On a broader scale, the processes of globalization — interconnected markets, mass immigration and refugeeism, not to mention worldwide social networks — have exacerbated these problems to a great degree. My relative would have communicated more effectively with me if she had taken the time to consider my linguistic context — if she had “spoken my language.” Similarly, the best way to address global communications concerns is through cross-cultural education and world language acquisition. We need to be able to see and understand issues from the cultural and linguistic perspectives of others while rectifying those times when our attempts at communication have failed.
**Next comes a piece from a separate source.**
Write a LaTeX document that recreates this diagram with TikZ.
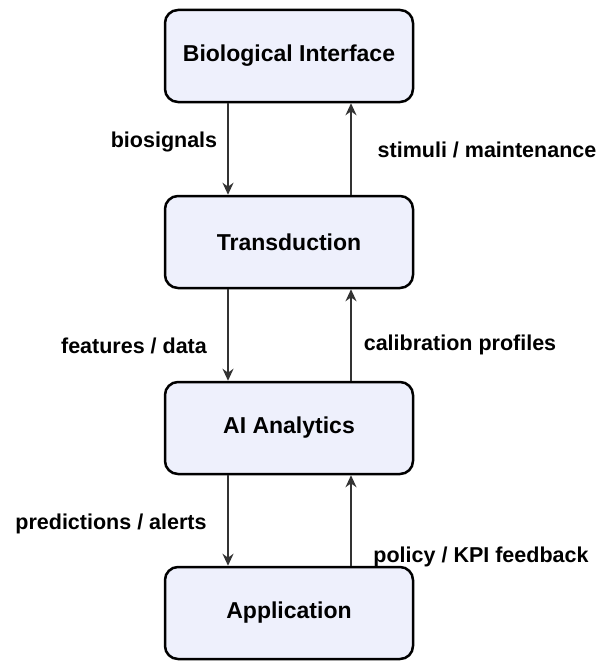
\documentclass[tikz,border=0pt]{standalone}
\usepackage{fontspec}
\setmainfont{Liberation Sans}
\usetikzlibrary{arrows.meta}
\definecolor{boxfill}{HTML}{EEF0FC}
\definecolor{arrcol}{HTML}{333333}
\tikzset{
  stage/.style={draw=black, line width=2.5pt, fill=boxfill, rounded corners=13pt,
    minimum width=248pt, minimum height=92pt, font=\fontsize{23}{27}\selectfont\bfseries},
  flow/.style={draw=arrcol, line width=1.5pt, -{Stealth[length=12pt,width=11pt]}},
  lbl/.style={font=\fontsize{21.5}{25}\selectfont\bfseries, inner sep=0pt}
}
\begin{document}
\begin{tikzpicture}[x=1pt,y=-1pt]
\useasboundingbox (0,0) rectangle (609,661);
\node[stage] (bio) at (289,56) {Biological Interface};
\node[stage] (trans) at (289,242) {Transduction};
\node[stage] (ai) at (289,428) {AI Analytics};
\node[stage] (app) at (289,613) {Application};

\draw[flow] ([xshift=-61pt]bio.south) -- ([xshift=-61pt]trans.north);
\draw[flow] ([xshift=62pt]trans.north) -- ([xshift=62pt]bio.south);
\draw[flow] ([xshift=-61pt]trans.south) -- ([xshift=-61pt]ai.north);
\draw[flow] ([xshift=62pt]ai.north) -- ([xshift=62pt]trans.south);
\draw[flow] ([xshift=-61pt]ai.south) -- ([xshift=-61pt]app.north);
\draw[flow] ([xshift=62pt]app.north) -- ([xshift=62pt]ai.south);

\node[lbl] (l1) at (164,142) {biosignals};
\node[lbl] (l2) at (487,150) {stimuli / maintenance};
\node[lbl] (l3) at (134,346) {features / data};
\node[lbl] (l4) at (460,345) {calibration profiles};
\node[lbl] (l5) at (111,524) {predictions / alerts};
\node[lbl] (l6) at (481,557) {policy / KPI feedback};
\end{tikzpicture}
\end{document}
Alina Vashurina’s 2017 Forbes article explores this issue within the context of a multinational corporation. She notes that expressions like, ‘I have no idea what you mean’ or ‘I don’t know why he reacted like that,’ are heard frequently among employees from different countries. My mom, an attorney for a global company, has humorously noted that Americans often react negatively when a French co-worker’s request (demander, which means, “to ask for” in French) is mistranslated as a demand. Moreover, we often forget how idioms like “pushing buttons” can only be understood within a cultural context. Vashurina advises international coworkers to simplify their messages and to meet face-to-face, but often, the problem runs deeper. The only real solution to cross-cultural communication failure is to learn enough about the language and culture of others to make real communication possible.
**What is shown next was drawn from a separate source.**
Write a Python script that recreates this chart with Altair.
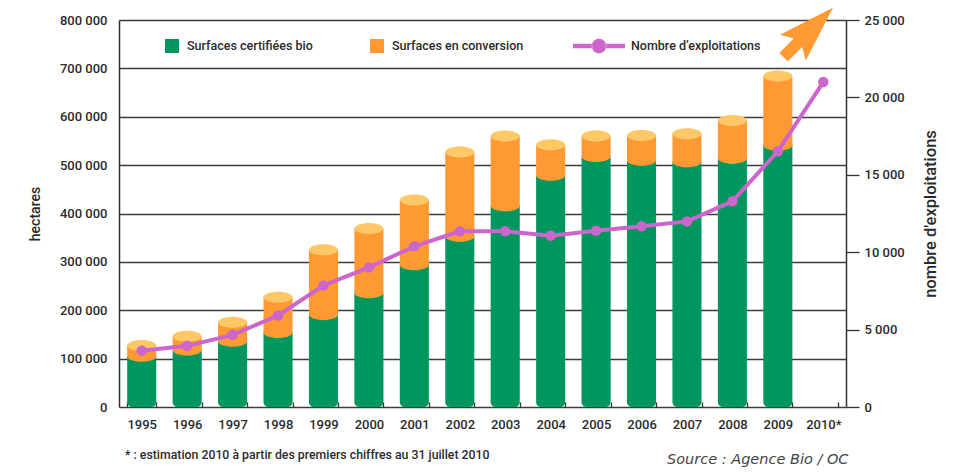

Many communication problems stem from language and cultural barriers; this is a particular problem for Americans who frequently expect others to understand English, which has become the lingua franca of our time. Yet, American journalists cannot report accurately on Middle East issues, for example, when they do not understand the languages of their primary sources. I also saw how easy it was for Americans to label Ukrainians as “blunt” simply because the Ukrainians were not fluent in English and the Americans made no efforts to understand Ukrainian or Russian. The problem expands far past faulty reporting or seeing others as rude, however. So many of the world’s problems could be solved through mutual understanding and cooperation, but a failure to communicate properly foreshadows a failure to cooperate fully.
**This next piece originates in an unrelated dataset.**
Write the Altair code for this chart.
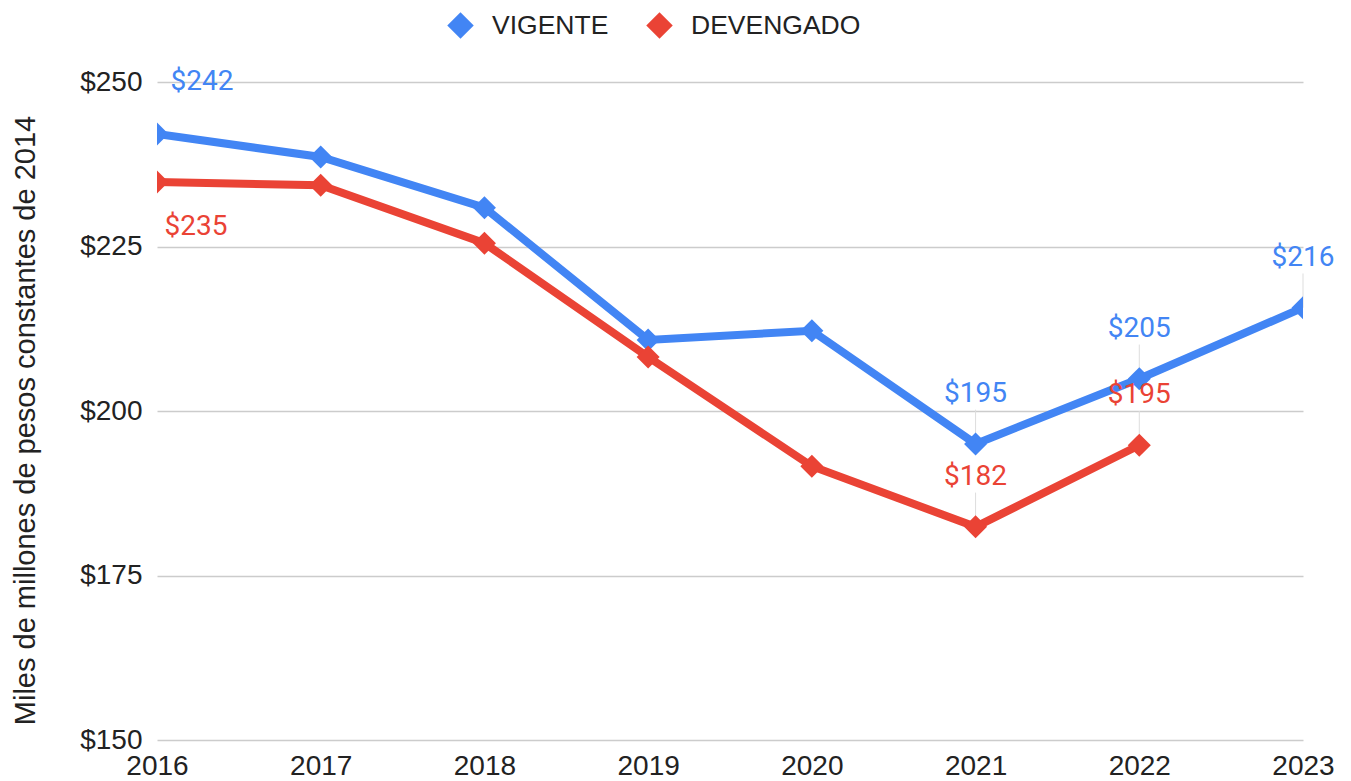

Some argue that language and culture cannot be the answers to these problems because the world’s more than 7000 spoken languages makes the task impossible, but they are missing the point. The goal of language and culture study is not to be able to communicate with everyone, but to develop cultural understanding and linguistic ability. Unfortunately, world language programs are underfunded, and we are failing to teach children the importance of learning languages or understanding world cultures. Amelia Friedman reported in 2015 that only “7 percent of college students” were enrolled in a foreign language and less than “1 percent of American adults today are proficient in a foreign language that they studied in a U.S. classroom.” Instead, we seem to be isolating ourselves more by embracing nativism at the very moment we should be focusing outward. If we truly want to address the global economic and political challenges we face today, we must address them at the level of cross-cultural communication.